Though that may be exactly what does happen. In baseball, it’s been often said, even the very best hitters succeed only one time in three. Achieve a lifetime batting average of .333, and you’ll no doubt end up in the Hall of Fame. But that also means that even the very best fail two times out of three. Most of those who reach base don’t make it home again. The mighty Yankees may have made it to the Series 25 times since 1945—but that means there were 37 times-- including this year, praise the Lord!—when they did not.)
The line score of every baseball game includes runs and hits and errors. There’s an open acknowledgment there that failure is just part of this human endeavor. It is part of being in the game. It is part of what makes us human.
Baseball fills our hearts with wonder. But it also teaches us humility.
Or, as another observer has put it: “Every home plate is the center of the earth, where the quarter of the world that is fair territory meets the three quarters that is foul.”
Life is not easy. Nor is it a game.

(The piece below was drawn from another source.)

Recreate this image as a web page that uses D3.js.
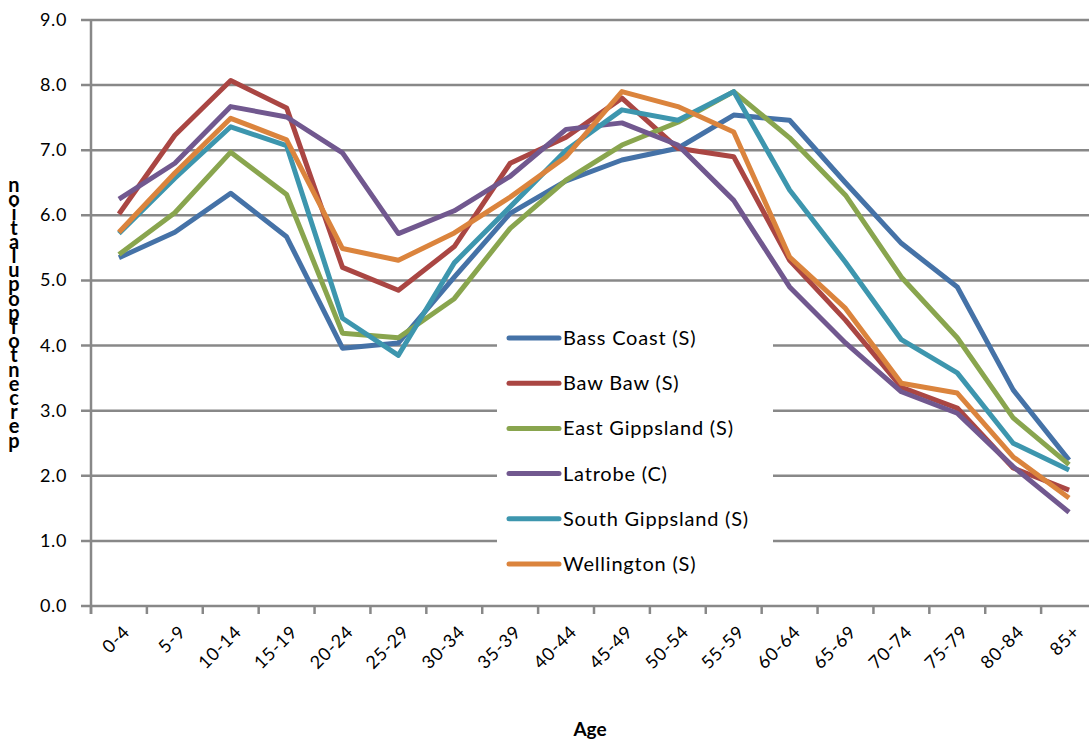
<!DOCTYPE html>
<html>
<head>
<meta charset="utf-8">
<script src="https://cdn.jsdelivr.net/npm/d3@7"></script>
<style>
  body { margin: 0; background: #fff; }
  svg { display: block; }
  text { font-family: Lato, "Open Sans", sans-serif; fill: #000; }
</style>
</head>
<body>
<svg id="chart" width="1089" height="742"></svg>
<script>
// age groups on the x axis
var ages = ["0-4", "5-9", "10-14", "15-19", "20-24", "25-29", "30-34", "35-39", "40-44",
            "45-49", "50-54", "55-59", "60-64", "65-69", "70-74", "75-79", "80-84", "85+"];

// per cent of population by age group
var bassCoast      = [5.35, 5.74, 6.34, 5.67, 3.96, 4.04, 5.05, 6.03, 6.53, 6.85, 7.03, 7.54, 7.46, 6.50, 5.57, 4.90, 3.32, 2.24];
var bawBaw         = [6.02, 7.23, 8.07, 7.65, 5.20, 4.85, 5.52, 6.80, 7.20, 7.80, 7.03, 6.90, 5.31, 4.39, 3.36, 3.04, 2.12, 1.78];
var eastGippsland  = [5.40, 6.04, 6.97, 6.32, 4.19, 4.12, 4.72, 5.80, 6.54, 7.08, 7.43, 7.90, 7.19, 6.31, 5.05, 4.12, 2.89, 2.17];
var latrobe        = [6.25, 6.80, 7.67, 7.51, 6.96, 5.72, 6.07, 6.60, 7.32, 7.42, 7.08, 6.23, 4.90, 4.04, 3.29, 2.96, 2.14, 1.44];
var southGippsland = [5.72, 6.57, 7.36, 7.07, 4.42, 3.85, 5.27, 6.13, 7.00, 7.62, 7.46, 7.90, 6.39, 5.28, 4.09, 3.58, 2.50, 2.09];
var wellington     = [5.74, 6.65, 7.49, 7.16, 5.49, 5.31, 5.73, 6.28, 6.90, 7.90, 7.67, 7.28, 5.36, 4.57, 3.42, 3.27, 2.29, 1.66];

var seriesNames  = ["Bass Coast (S)", "Baw Baw (S)", "East Gippsland (S)", "Latrobe (C)", "South Gippsland (S)", "Wellington (S)"];
var seriesValues = [bassCoast, bawBaw, eastGippsland, latrobe, southGippsland, wellington];
var colors       = ["#4572A7", "#AA4643", "#89A54E", "#71588F", "#3D96AE", "#DB843D"];

var yTicks = [0, 1, 2, 3, 4, 5, 6, 7, 8, 9];

var svg = d3.select("#chart");

var plotLeft = 91, plotTop = 20, plotBottom = 606, plotRight = 1097;

var x = d3.scaleBand().domain(ages).range([plotLeft, plotRight]).padding(0);
var y = d3.scaleLinear().domain([0, 9]).range([plotBottom, plotTop]);

var gridColor = "#888888";

// horizontal gridlines (they also stick out left as ticks)
svg.append("g")
  .selectAll("line")
  .data(yTicks)
  .join("line")
    .attr("x1", plotLeft - 10)
    .attr("x2", 1089)
    .attr("y1", d => y(d))
    .attr("y2", d => y(d))
    .attr("stroke", gridColor)
    .attr("stroke-width", 2.5);

// y axis line
svg.append("line")
  .attr("x1", plotLeft).attr("x2", plotLeft)
  .attr("y1", plotTop).attr("y2", plotBottom + 8)
  .attr("stroke", gridColor).attr("stroke-width", 2.5);

// x axis ticks at band edges
var xEdges = ages.map(d => x(d)).concat([plotRight]);
svg.append("g")
  .selectAll("line")
  .data(xEdges)
  .join("line")
    .attr("x1", d => d).attr("x2", d => d)
    .attr("y1", plotBottom).attr("y2", plotBottom + 8)
    .attr("stroke", gridColor).attr("stroke-width", 2.5);

// y tick labels
svg.append("g")
  .selectAll("text")
  .data(yTicks)
  .join("text")
    .attr("x", 67)
    .attr("y", d => y(d) + 6)
    .attr("text-anchor", "end")
    .style("font-size", "18px")
    .style("letter-spacing", "0.6px")
    .text(d => d3.format(".1f")(d));

// x tick labels, rotated
svg.append("g")
  .selectAll("text")
  .data(ages)
  .join("text")
    .attr("text-anchor", "end")
    .attr("transform", d => "translate(" + (x(d) + x.bandwidth() / 2 + 12) + "," + 633 + ") rotate(-45)")
    .style("font-size", "18px")
    .style("letter-spacing", "0.8px")
    .text(d => d);

// lines
var line = d3.line()
  .x((d, i) => x(ages[i]) + x.bandwidth() / 2)
  .y(d => y(d));

svg.append("g")
  .selectAll("path")
  .data(seriesValues)
  .join("path")
    .attr("d", d => line(d))
    .attr("fill", "none")
    .attr("stroke", (d, i) => colors[i])
    .attr("stroke-width", 5)
    .attr("stroke-linejoin", "round");

// legend
var legend = svg.append("g");
legend.append("rect")
  .attr("x", 497).attr("y", 316)
  .attr("width", 276).attr("height", 272)
  .attr("fill", "#fff");

var items = legend.selectAll("g")
  .data(seriesNames)
  .join("g")
    .attr("transform", (d, i) => "translate(0," + (338 + i * 45.2) + ")");

items.append("line")
  .attr("x1", 509).attr("x2", 559)
  .attr("y1", 0).attr("y2", 0)
  .attr("stroke", (d, i) => colors[i])
  .attr("stroke-width", 5)
  .attr("stroke-linecap", "round");

items.append("text")
  .attr("x", 563)
  .attr("y", 7)
  .style("font-size", "20px")
  .style("letter-spacing", "0.8px")
  .text(d => d);

// axis title
svg.append("text")
  .attr("x", 590)
  .attr("y", 736)
  .attr("text-anchor", "middle")
  .style("font-size", "19px")
  .style("font-weight", "bold")
  .text("Age");

// y axis title: upright letters stacked bottom-to-top, one text element
var yTitle = "percentofpopulation".split("").reverse();
svg.append("text")
  .attr("x", yTitle.map(() => 14).join(" "))
  .attr("y", yTitle.map((c, i) => 192 + i * 14.2).join(" "))
  .attr("text-anchor", "middle")
  .style("font-size", "20px")
  .style("font-weight", "bold")
  .text(yTitle.join(""));
</script>
</body>
</html>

Certainly, in this world of ours, there are countless joys and sorrows infinitely more important than who wins tonight’s game between the Indians and the Red Sox.
But it is these silly diversions—like sports in general and baseball in particular—and like so many of our little endeavors—which make us human, and keep us humane, and give to life its color and its fragrance; its sound and passion; its very vividness; and starts these shut-up hearts of ours to beating once again.